- [SHORT TASK]:
Search the listing below for the string "matplotlib" and copy every line where it occurs.

- [AVAILABLE DATA]:
• • •

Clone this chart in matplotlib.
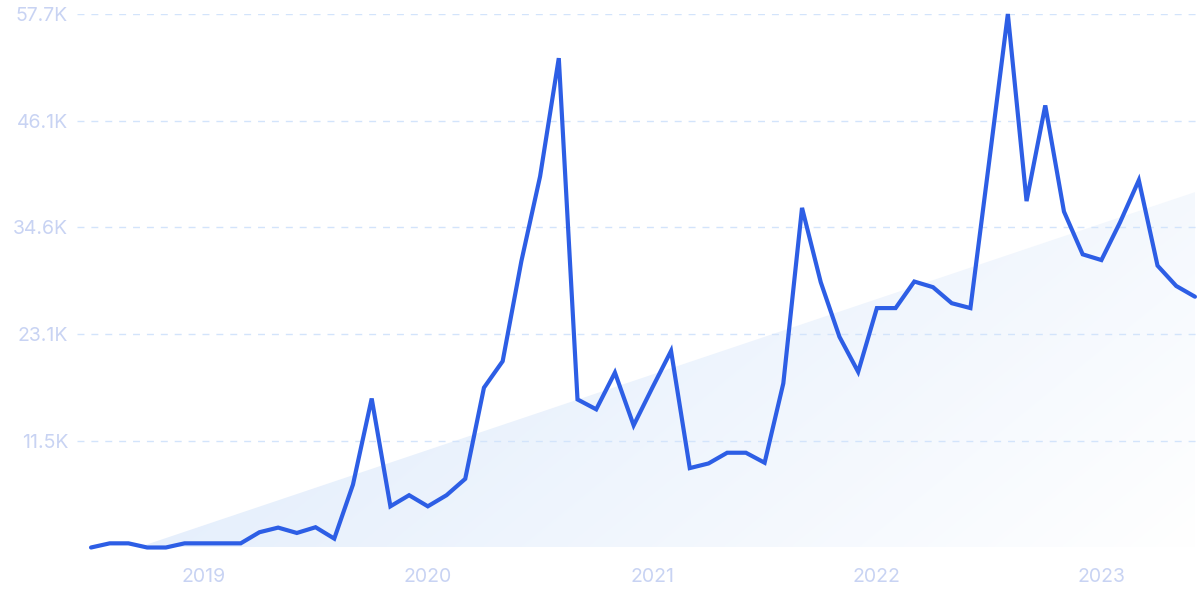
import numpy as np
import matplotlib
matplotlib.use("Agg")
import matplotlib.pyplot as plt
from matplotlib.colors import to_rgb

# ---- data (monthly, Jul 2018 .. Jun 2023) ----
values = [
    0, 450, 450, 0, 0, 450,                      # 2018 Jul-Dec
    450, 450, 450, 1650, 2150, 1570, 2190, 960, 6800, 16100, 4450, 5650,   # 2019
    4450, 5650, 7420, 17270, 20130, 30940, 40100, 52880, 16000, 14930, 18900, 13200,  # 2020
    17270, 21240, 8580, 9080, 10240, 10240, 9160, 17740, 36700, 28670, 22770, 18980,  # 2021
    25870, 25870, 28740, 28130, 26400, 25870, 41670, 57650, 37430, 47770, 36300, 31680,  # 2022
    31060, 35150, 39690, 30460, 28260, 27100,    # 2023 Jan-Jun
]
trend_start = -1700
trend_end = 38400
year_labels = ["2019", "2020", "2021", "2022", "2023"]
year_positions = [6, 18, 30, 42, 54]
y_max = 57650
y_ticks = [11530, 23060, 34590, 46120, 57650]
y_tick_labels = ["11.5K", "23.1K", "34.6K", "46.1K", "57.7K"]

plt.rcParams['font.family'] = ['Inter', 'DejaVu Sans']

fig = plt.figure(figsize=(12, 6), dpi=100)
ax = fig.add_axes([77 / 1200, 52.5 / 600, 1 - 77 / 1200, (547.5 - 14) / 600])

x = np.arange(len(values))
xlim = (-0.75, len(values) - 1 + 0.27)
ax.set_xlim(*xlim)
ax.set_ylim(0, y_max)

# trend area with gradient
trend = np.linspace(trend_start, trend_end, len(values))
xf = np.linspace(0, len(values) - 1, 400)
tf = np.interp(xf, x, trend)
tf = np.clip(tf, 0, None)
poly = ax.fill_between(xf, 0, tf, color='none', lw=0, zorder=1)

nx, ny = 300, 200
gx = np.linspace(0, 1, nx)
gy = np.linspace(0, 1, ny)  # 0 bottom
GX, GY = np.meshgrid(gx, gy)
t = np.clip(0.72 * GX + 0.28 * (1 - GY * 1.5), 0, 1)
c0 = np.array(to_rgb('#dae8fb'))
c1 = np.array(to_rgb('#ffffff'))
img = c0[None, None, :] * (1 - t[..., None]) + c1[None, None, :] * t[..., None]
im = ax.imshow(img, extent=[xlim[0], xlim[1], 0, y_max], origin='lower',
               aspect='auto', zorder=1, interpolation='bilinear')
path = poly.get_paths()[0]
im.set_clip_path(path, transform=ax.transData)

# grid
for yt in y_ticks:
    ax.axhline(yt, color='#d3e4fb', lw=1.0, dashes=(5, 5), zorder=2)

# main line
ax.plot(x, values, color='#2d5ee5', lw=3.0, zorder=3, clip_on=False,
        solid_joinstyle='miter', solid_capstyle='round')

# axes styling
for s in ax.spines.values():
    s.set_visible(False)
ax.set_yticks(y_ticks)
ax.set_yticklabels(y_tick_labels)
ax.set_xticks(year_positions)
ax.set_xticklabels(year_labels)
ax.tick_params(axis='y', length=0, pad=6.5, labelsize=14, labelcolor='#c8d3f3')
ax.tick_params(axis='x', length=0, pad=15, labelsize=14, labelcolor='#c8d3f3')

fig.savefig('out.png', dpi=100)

• • •

- [FULL ANSWER]:
Clone this chart in matplotlib.
import matplotlib
matplotlib.use("Agg")
import matplotlib.pyplot as plt
from matplotlib.colors import to_rgb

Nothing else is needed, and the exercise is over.